Panenka scarves is one Canadian’s attempt to document his appreciation of the obvious and not-so-obvious experiences of a life in the Czech Republic. For previous Panenkas, click here.
About a month after I’d landed in Prague a buddy invited me to a concert and assured me I’d like it. We’d gone on enough road trips together to know one another’s taste in music, so I trusted him.
Turns out it was a good call, because that was the night I heard Tři sestry for the first time.
Originally from Prague, Tři sestry is a punk rock band you will (likely) never hear of unless you’ve spent some time inside the Czech Republic. However, if you’re here, they’re inescapable. Part of can be chalked up to good music, but a bigger part of it might just be sheer longevity. They’ve been together and touring the Czech Republic for more than 25 years.

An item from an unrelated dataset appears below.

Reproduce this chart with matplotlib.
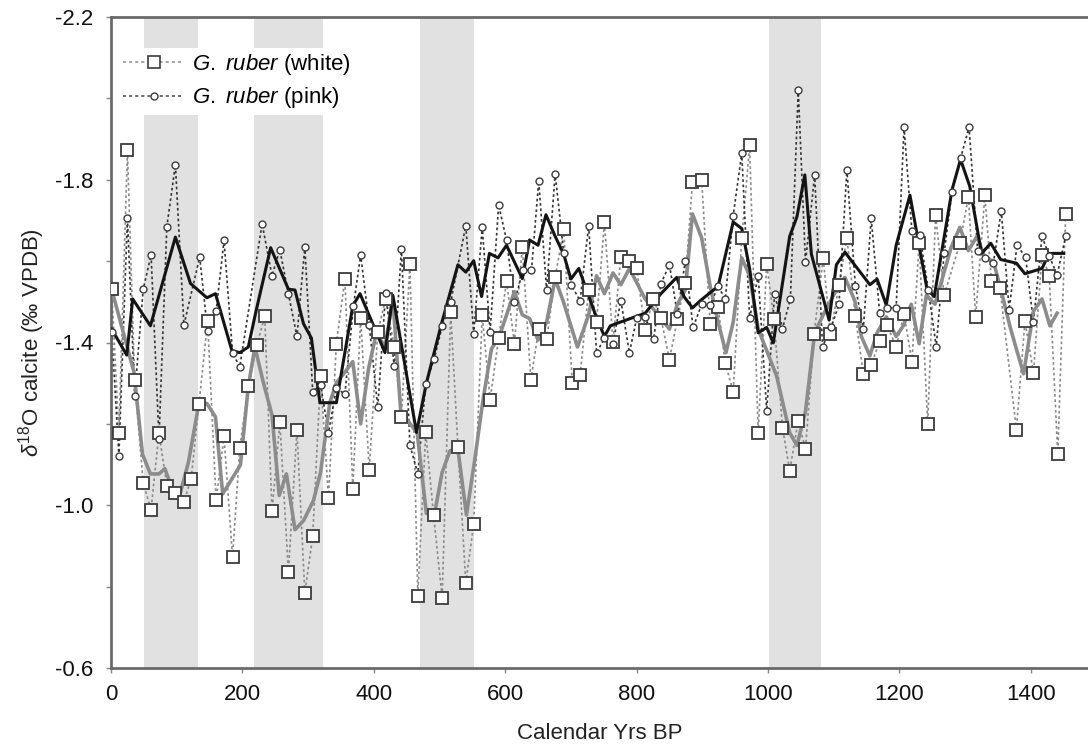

Because of this, you’d be hard-pressed to find any Czech that doesn’t know at least a line or two from a couple of tunes. Moreover, look in any pub in the city and it wont be difficult to find someone who is willing to sing a lot of Tři sestry for you.
I liken it the Tragically Hip in Canada. Both are bands that have been around forever, both have had their biggest hits long behind them, both can be heard in pubs across the country, and almost everyone can hum a few bars – many doing so with a great fervor. Still, the largest similarity is that, better than all other imitators, they’ve found a way to tap into souls of their respective cultures.
Since coming to Prague, I’ve used their lyrics in an attempt to both improve my Czech and better learn about the country I’ve made my home. While it could be argued that a significant number of their songs only focus on only a small slice of Czech culture – namely, the pub – I don’t mind this assertion. After all, the pub is not only an important part of Czech culture, it’s also where I spend a lot of my time.
Arguably, one of the most well-known tracks is Kovarna I, a song that should to be listened to as loud as possible while shouting along to as much of it as you can.
Kovarna literally translates into “blacksmiths”, but in reality it is a reference to a pub the band used to drink at regularly. As a result, the opening lines of the song (translated), “On Wednesday I’m at Kovarna, on Thursday I’m at Kovarna, on Friday I’m at Kovarna, and again on Saturday I’m at Kovarna”, give you a good idea of the tone of the song, as well as the Czech love of the pub in general.
The chorus (translated again), “Wednesday, Thursday, Friday, Saturday and Sunday – every day I’m at Kovarna” only furthers this theme.
A lot of their songs are like this, capturing the Czech love of pivo and putting it to music that’s fast and loud. Better still, it was (and still is) a great way for me to remember 5 of the 7 days of the week in Czech.
After that first concert, I was hooked, and I’ve been listening and learning from the band ever since.
So, that said, today’s Czech thing is me gradually trying to learn Tři sestry’s Pijánovka on my guitar.
As soon as I get it, I’m headed to the pub.